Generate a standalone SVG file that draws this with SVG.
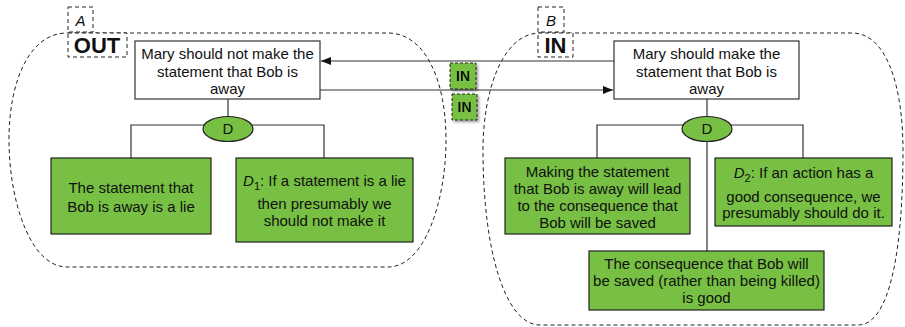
<svg xmlns="http://www.w3.org/2000/svg" width="905" height="327" viewBox="0 0 905 327">
  <defs>
    <style>
      text { font-family: "Liberation Sans", Arial, Helvetica, sans-serif; fill: #111; }
      .lbl { font-size: 15px; text-anchor: middle; }
      .box { fill: #fff; stroke: #333; stroke-width: 1.2; }
      .green { fill: #77c043; stroke: #222; stroke-width: 1.2; }
      .region { fill: none; stroke: #222; stroke-width: 1; stroke-dasharray: 4 3; }
      .tag { fill: #fff; stroke: #222; stroke-width: 1; stroke-dasharray: 4 3; }
      .badge { fill: #77c043; stroke: #222; stroke-width: 1; stroke-dasharray: 3 2; }
      .wire { fill: none; stroke: #333; stroke-width: 1.2; }
      .big { font-size: 22px; font-weight: bold; }
    </style>
    <marker id="arrow" viewBox="0 0 10 10" refX="10" refY="5" markerWidth="10" markerHeight="10" markerUnits="userSpaceOnUse" orient="auto">
      <path d="M0,1 L10,5 L0,9 Z" fill="#111"/>
    </marker>
    <filter id="shadow" x="-20%" y="-20%" width="150%" height="150%">
      <feDropShadow dx="2" dy="2" stdDeviation="1" flood-color="#000" flood-opacity="0.35"/>
    </filter>
  </defs>

  <!-- region outlines -->
  <g id="regionA">
    <path class="region" d="M67,33 H388 C425,33 446,80 446,140 C446,200 425,267 388,267 H67 C30,267 9,200 9,140 C9,80 30,33 67,33 Z"/>
    <rect class="tag" x="68" y="7" width="25" height="25"/>
    <text x="80.5" y="26" font-size="15" font-style="italic" text-anchor="middle">A</text>
    <rect class="tag" x="68" y="33" width="59" height="24"/>
    <text class="big" x="97" y="53" text-anchor="middle">OUT</text>
  </g>
  <g id="regionB">
    <path class="region" d="M540,33 H852 C888,33 903,90 903,150 C903,250 890,325 858,325 H540 C505,325 483,250 483,150 C483,90 503,33 540,33 Z"/>
    <rect class="tag" x="538" y="7" width="26" height="25"/>
    <text x="551" y="26" font-size="15" font-style="italic" text-anchor="middle">B</text>
    <rect class="tag" x="538" y="33" width="35" height="24"/>
    <text class="big" x="555.5" y="53" text-anchor="middle">IN</text>
  </g>

  <!-- connectors -->
  <g id="connectors">
    <line class="wire" x1="614" y1="61" x2="321" y2="61" marker-end="url(#arrow)"/>
    <line class="wire" x1="320" y1="90" x2="613" y2="90" marker-end="url(#arrow)"/>
    <path class="wire" d="M228,99 V117 M131,158 V125 H324 V158"/>
    <path class="wire" d="M707,99 V117 M597,158 V125 H803 V158 M707,141 V251"/>
  </g>

  <!-- IN badges on the arrows -->
  <g id="badge1" filter="url(#shadow)">
    <rect class="badge" x="450" y="63" width="26" height="26"/>
    <text x="463" y="81" font-size="14" font-weight="bold" text-anchor="middle">IN</text>
  </g>
  <g id="badge2" filter="url(#shadow)">
    <rect class="badge" x="452" y="94" width="25" height="26"/>
    <text x="464.5" y="112" font-size="14" font-weight="bold" text-anchor="middle">IN</text>
  </g>

  <!-- left argument -->
  <g id="claimA">
    <rect class="box" x="135" y="41" width="185" height="58"/>
    <text class="lbl" x="227.5" y="59">Mary should not make the</text>
    <text class="lbl" x="227.5" y="77">statement that Bob is</text>
    <text class="lbl" x="227.5" y="94">away</text>
  </g>
  <g id="defaultA">
    <ellipse class="green" cx="228" cy="129" rx="25" ry="12.5"/>
    <text class="lbl" x="228" y="134">D</text>
  </g>
  <g id="premiseA1">
    <rect class="green" x="51" y="158" width="160" height="76"/>
    <text class="lbl" x="131" y="193">The statement that</text>
    <text class="lbl" x="131" y="212">Bob is away is a lie</text>
  </g>
  <g id="premiseA2">
    <rect class="green" x="236" y="158" width="177" height="84"/>
    <text class="lbl" x="324.5" y="186"><tspan font-style="italic">D</tspan><tspan font-size="11" dy="4">1</tspan><tspan dy="-4">: If a statement is a lie</tspan></text>
    <text class="lbl" x="324.5" y="209">then presumably we</text>
    <text class="lbl" x="324.5" y="226">should not make it</text>
  </g>

  <!-- right argument -->
  <g id="claimB">
    <rect class="box" x="614" y="41" width="185" height="58"/>
    <text class="lbl" x="706.5" y="59">Mary should make the</text>
    <text class="lbl" x="706.5" y="77">statement that Bob is</text>
    <text class="lbl" x="706.5" y="94">away</text>
  </g>
  <g id="defaultB">
    <ellipse class="green" cx="707" cy="129" rx="25" ry="12.5"/>
    <text class="lbl" x="707" y="134">D</text>
  </g>
  <g id="premiseB1">
    <rect class="green" x="505" y="158" width="185" height="76"/>
    <text class="lbl" x="597.5" y="177">Making the statement</text>
    <text class="lbl" x="597.5" y="194">that Bob is away will lead</text>
    <text class="lbl" x="597.5" y="211">to the consequence that</text>
    <text class="lbl" x="597.5" y="228">Bob will be saved</text>
  </g>
  <g id="premiseB2">
    <rect class="green" x="715" y="158" width="177" height="68"/>
    <text class="lbl" x="803.5" y="178"><tspan font-style="italic">D</tspan><tspan font-size="11" dy="4">2</tspan><tspan dy="-4">: If an action has a</tspan></text>
    <text class="lbl" x="803.5" y="202">good consequence, we</text>
    <text class="lbl" x="803.5" y="218">presumably should do it.</text>
  </g>
  <g id="premiseB3">
    <rect class="green" x="589" y="251" width="235" height="59"/>
    <text class="lbl" x="706.5" y="269">The consequence that Bob will</text>
    <text class="lbl" x="706.5" y="286">be saved (rather than being killed)</text>
    <text class="lbl" x="706.5" y="303">is good</text>
  </g>
</svg>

● Job:
Gather all lines from the listing above in which "that" occurs.

● Response to this task:
Generate a standalone SVG file that draws this with SVG.
    <text class="lbl" x="227.5" y="77">statement that Bob is</text>
    <text class="lbl" x="131" y="193">The statement that</text>
    <text class="lbl" x="706.5" y="77">statement that Bob is</text>
    <text class="lbl" x="597.5" y="194">that Bob is away will lead</text>
    <text class="lbl" x="597.5" y="211">to the consequence that</text>
    <text class="lbl" x="706.5" y="269">The consequence that Bob will</text>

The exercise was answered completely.